Es difícil encontrar carta tan triste para los cubanos como esa. El vacío que causara su partida entre el pueblo que ya era suyo, más allá del sentimiento confuso y desgarrador de quien ve marcharse a un ídolo, traía también la certeza feliz de que otras tierras del mundo recibirían el concurso de sus modestos esfuerzos.
Entonces partió a liberar más mundo. Porque solo se forjaría una nueva sociedad cuando el cambio fuera de todos. Él sería parte de esa historia. Se convertía en la confirmación de que el Che era un eterno revolucionario.
No se le podía pedir su renuncia a la lucha. Cierto es que se le quería aquí, protagonista en el perfeccionamiento de la naciente historia. Pero el Che se parecía solo a él. Y pretender que prolongara su estancia era como pedirle conformidad con un fragmento de la Revolución. Él la quería toda. Había cumplido su deber en estas tierras. Este era momento para despedirse y hacer más.
Aquí quedaba la guía para formar al hombre nuevo. Existía al frente de la profunda transformación cultural y social tan necesaria, ese amigo suyo llamado Fidel (que le sueña vivo porque nunca se ha acostumbrado a su ausencia).
La responsabilidad de Fidel al frente de Cuba era suficiente. El Che estaba consciente de ello. Sabía que era la hora de separarse de ese hombre del que aprendió a apreciar peligros y principios. Dejaba en Cuba la pureza de esas primeras ansias revolucionarias. Pero «el más sagrado de los deberes» lo llevaba a seguir en esa pelea eterna contra el imperialismo.
Y, como dijo Fidel, había que respetar la libertad de ese que iba a empuñar un fusil contra los grilletes de la esclavitud. El orgullo de saberlo cubano de convicción era buen motivo para dejarlo partir.

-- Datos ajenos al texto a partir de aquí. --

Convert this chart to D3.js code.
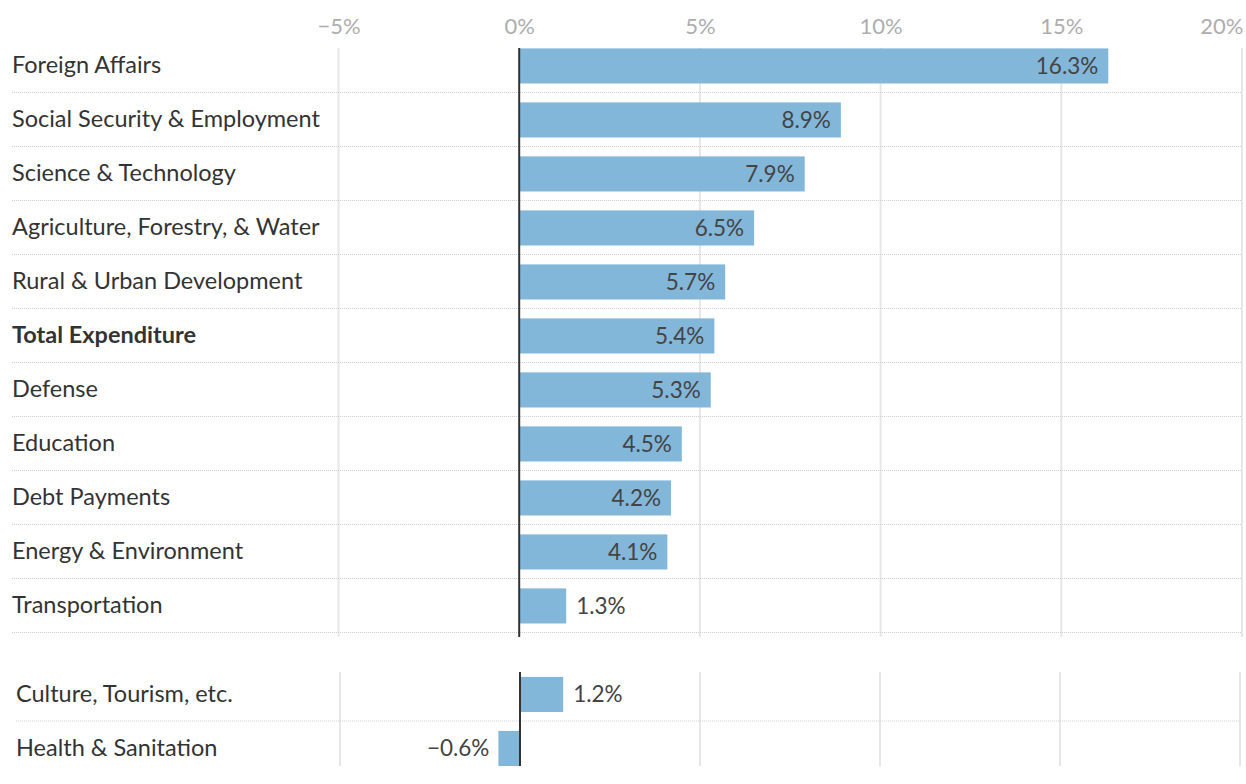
<!DOCTYPE html>
<html>
<head>
<meta charset="utf-8">
<script src="https://cdn.jsdelivr.net/npm/d3@7"></script>
<style>
  html, body { margin: 0; padding: 0; background: #fff; }
  svg { display: block; font-family: Lato, "Noto Sans", sans-serif; }
</style>
</head>
<body>
<svg id="chart" width="1246" height="784"></svg>
<script>
// Year-on-year change in budget expenditure, by category (%)
const mainCategories = [
  "Foreign Affairs",
  "Social Security & Employment",
  "Science & Technology",
  "Agriculture, Forestry, & Water",
  "Rural & Urban Development",
  "Total Expenditure",
  "Defense",
  "Education",
  "Debt Payments",
  "Energy & Environment",
  "Transportation"
];
const mainValues = [16.3, 8.9, 7.9, 6.5, 5.7, 5.4, 5.3, 4.5, 4.2, 4.1, 1.3];

const extraCategories = ["Culture, Tourism, etc.", "Health & Sanitation"];
const extraValues = [1.2, -0.6];

const tickValues = [-5, 0, 5, 10, 15, 20];
const highlighted = "Total Expenditure";

const barColor = "#82b7da";
const fmt = d3.format(".1f");
const tickFmt = v => d3.format("d")(v) + "%";

const svg = d3.select("#chart");

function drawPanel(opts) {
  const { categories, values, x0, x1, top, rowH, labelX, gridTop, gridBottom, lastSeparator, showTicks } = opts;
  const x = d3.scaleLinear().domain([-5, 20]).range([x0, x1]);
  const y = d3.scaleBand().domain(categories).range([top, top + rowH * categories.length]).paddingInner(0.35).paddingOuter(0.175).align(0.55);
  const rows = d3.scaleBand().domain(categories).range([top, top + rowH * categories.length]);

  const g = svg.append("g");

  // vertical gridlines
  g.append("g").selectAll("line").data(tickValues.filter(t => t !== 0)).join("line")
    .attr("x1", d => x(d)).attr("x2", d => x(d))
    .attr("y1", gridTop).attr("y2", gridBottom)
    .attr("stroke", "#e6e6e6").attr("stroke-width", 2);

  // row separators
  const seps = lastSeparator ? categories : categories.slice(0, -1);
  g.append("g").selectAll("line").data(seps).join("line")
    .attr("x1", labelX).attr("x2", x1)
    .attr("y1", d => rows(d) + rows.bandwidth() + 0.5)
    .attr("y2", d => rows(d) + rows.bandwidth() + 0.5)
    .attr("stroke", "#cfcfcf").attr("stroke-width", 1)
    .attr("stroke-dasharray", "1,1");

  if (showTicks) {
    const axis = d3.axisTop(x).tickValues(tickValues).tickFormat(tickFmt).tickSize(0).tickPadding(0);
    const ax = g.append("g").attr("transform", "translate(0,34)").call(axis);
    ax.select(".domain").remove();
    ax.selectAll("text")
      .attr("fill", "#adadad")
      .style("font-family", "Lato, 'Noto Sans', sans-serif")
      .style("font-size", "22px")
      .attr("dy", 0);
    // keep the rightmost label inside the frame
    ax.selectAll(".tick").filter(d => d === 20).select("text").attr("text-anchor", "end").attr("dx", 1);
  }

  // bars
  const data = categories.map((c, i) => ({ c, v: values[i] }));
  g.append("g").selectAll("rect").data(data).join("rect")
    .attr("x", d => x(Math.min(0, d.v)))
    .attr("width", d => Math.abs(x(d.v) - x(0)))
    .attr("y", d => y(d.c))
    .attr("height", y.bandwidth())
    .attr("fill", barColor);

  // zero line
  g.append("line")
    .attr("x1", x(0)).attr("x2", x(0))
    .attr("y1", gridTop).attr("y2", gridBottom)
    .attr("stroke", "#333").attr("stroke-width", 2);

  // category labels
  g.append("g").selectAll("text").data(data).join("text")
    .attr("x", labelX)
    .attr("y", d => rows(d.c) + rows.bandwidth() / 2)
    .attr("dy", "0.35em")
    .attr("fill", "#333")
    .style("font-size", "23.5px")
    .style("font-weight", d => d.c === highlighted ? 700 : 400)
    .text(d => d.c);

  // value labels
  g.append("g").selectAll("text").data(data).join("text")
    .attr("x", d => {
      const w = Math.abs(x(d.v) - x(0));
      if (d.v < 0) return x(d.v) - 9;
      return w > 80 ? x(d.v) - 10 : x(d.v) + 10;
    })
    .attr("text-anchor", d => {
      const w = Math.abs(x(d.v) - x(0));
      if (d.v < 0) return "end";
      return w > 80 ? "end" : "start";
    })
    .attr("y", d => y(d.c) + y.bandwidth() / 2)
    .attr("dy", "0.35em")
    .attr("fill", "#444")
    .style("font-size", "22.5px")
    .text(d => fmt(d.v).replace("-", "\u2212") + "%");
}

drawPanel({
  categories: mainCategories, values: mainValues,
  x0: 338.5, x1: 1242, top: 38, rowH: 54, labelX: 12,
  gridTop: 48, gridBottom: 637, lastSeparator: true, showTicks: true
});

drawPanel({
  categories: extraCategories, values: extraValues,
  x0: 340, x1: 1240, top: 666.5, rowH: 54, labelX: 16,
  gridTop: 672, gridBottom: 766, lastSeparator: false, showTicks: false
});
</script>
</body>
</html>
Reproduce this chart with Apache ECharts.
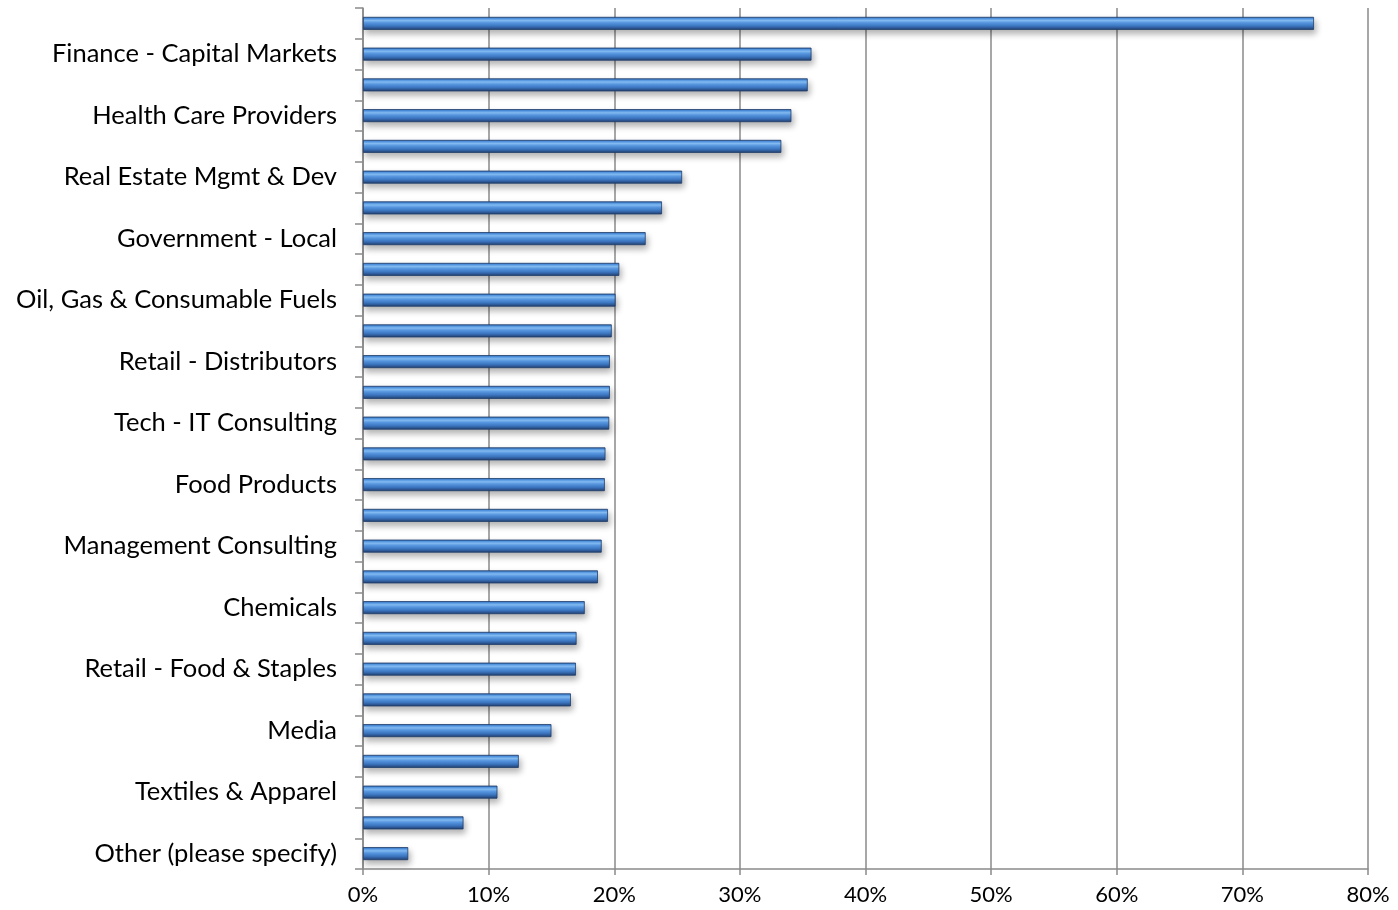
<!DOCTYPE html>
<html>
<head>
<meta charset="utf-8">
<script src="https://cdn.jsdelivr.net/npm/echarts@6/dist/echarts.min.js"></script>
<style>
  html, body { margin: 0; padding: 0; background: #ffffff; }
  #chart { width: 1398px; height: 910px; }
</style>
</head>
<body>
<div id="chart"></div>
<script>
// Industry categories, top to bottom; every other row carries a visible label.
const categories = [
  '', 'Finance - Capital Markets',
  '', 'Health Care Providers',
  '', 'Real Estate Mgmt & Dev',
  '', 'Government - Local',
  '', 'Oil, Gas & Consumable Fuels',
  '', 'Retail - Distributors',
  '', 'Tech - IT Consulting',
  '', 'Food Products',
  '', 'Management Consulting',
  '', 'Chemicals',
  '', 'Retail - Food & Staples',
  '', 'Media',
  '', 'Textiles & Apparel',
  '', 'Other (please specify)'
];

// Share of respondents, in percent.
const shares = [
  75.7, 35.7, 35.4, 34.1, 33.3, 25.4, 23.8, 22.5,
  20.4, 20.1, 19.8, 19.65, 19.65, 19.6, 19.3, 19.25,
  19.5, 19.0, 18.7, 17.65, 17.0, 16.95, 16.55, 15.0,
  12.4, 10.7, 8.0, 3.6
];

const xTicks = { min: 0, max: 80, step: 10 };

const chart = echarts.init(document.getElementById('chart'));

const labelFont = 'Lato, "Open Sans", "Noto Sans", sans-serif';
const axisGrey = '#8a8a8a';

chart.setOption({
  animation: false,
  backgroundColor: '#ffffff',
  grid: { left: 363, right: 30, top: 8, bottom: 41, containLabel: false },
  xAxis: {
    type: 'value',
    min: xTicks.min,
    max: xTicks.max,
    interval: xTicks.step,
    axisLine: { show: true, lineStyle: { color: axisGrey, width: 1.5 } },
    axisTick: { show: true, length: 6, lineStyle: { color: axisGrey, width: 1.5 } },
    splitLine: { show: true, lineStyle: { color: axisGrey, width: 1.5 } },
    axisLabel: {
      formatter: v => v + '%',
      color: '#000000',
      fontSize: 22,
      fontFamily: labelFont,
      margin: 15
    }
  },
  yAxis: {
    type: 'category',
    inverse: true,
    data: categories,
    axisLine: { show: true, lineStyle: { color: axisGrey, width: 1.5 } },
    axisTick: { show: true, interval: 0, length: 8, lineStyle: { color: axisGrey, width: 1.5 } },
    splitLine: { show: false },
    axisLabel: {
      interval: (index) => index % 2 === 1,
      color: '#000000',
      fontSize: 25.5,
      fontFamily: labelFont,
      margin: 26
    }
  },
  series: [{
    type: 'bar',
    data: shares,
    barWidth: 13,
    itemStyle: {
      color: new echarts.graphic.LinearGradient(0, 0, 0, 1, [
        { offset: 0.0, color: '#2b5c9c' },
        { offset: 0.12, color: '#4e92e2' },
        { offset: 0.28, color: '#86c0f7' },
        { offset: 0.45, color: '#5a9ae6' },
        { offset: 0.7, color: '#3d78c4' },
        { offset: 0.88, color: '#2c5590' },
        { offset: 1.0, color: '#1e3b66' }
      ]),
      borderColor: '#1f3e6c',
      borderWidth: 0.8,
      shadowColor: 'rgba(0,0,0,0.3)',
      shadowBlur: 6,
      shadowOffsetX: 2,
      shadowOffsetY: 4
    }
  }]
});
</script>
</body>
</html>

Bajo otros cielos llegó su hora definitiva. Pero Ernesto Guevara era hombre de palabra. Como escribió y se hizo público ese 3 de octubre de 1965, su último pensamiento habrá sido para Cuba.
En medio de la conmoción de sus letras, leídas por Fidel, se hacía también ese día otra parte de la historia. Adquiría nombre definitivo el Partido de la unidad de los revolucionarios cubanos. El teatro Chaplin respondía ¡comunista! a la interrogación del Comandante sobre la designación que correspondía a esta organización guía, de acuerdo con lo que era y llegaría a ser.
El primer Comité Central se dio a conocer en aquella ocasión, liderados sus cien miembros por Fidel y Raúl como Primero y Segundo secretarios, respectivamente. El diario Granma veía la luz y tendría su inaugural edición al día siguiente.
Ya era Cuba ese «santuario de los revolucionarios del continente» que señaló Fidel en su discurso. Ese lugar donde la palabra comunista honraba y no significaba la ofensa en que la pretendían convertir los imperialistas. «Y dentro de cien años no habrá honra mayor, ni habrá nada más natural y lógico que llamarse comunistas», afirmaba el líder histórico de la Revolución.
No ha pasado todavía ese siglo vaticinado. Pero muchas palabras de aquel 3 de octubre 48 años atrás, se han convertido en apotegmas que ennoblecen. Y en la convicción de que la historia está a favor de quienes creen en las revoluciones.
«Sabemos la transitoriedad de los problemas. Y los problemas pasan, los pueblos perduran; los hombres pasan, los pueblos quedan; las direcciones pasan, las revoluciones persisten... ¡Hemos aprendido a escribir la historia, y la continuaremos escribiendo!».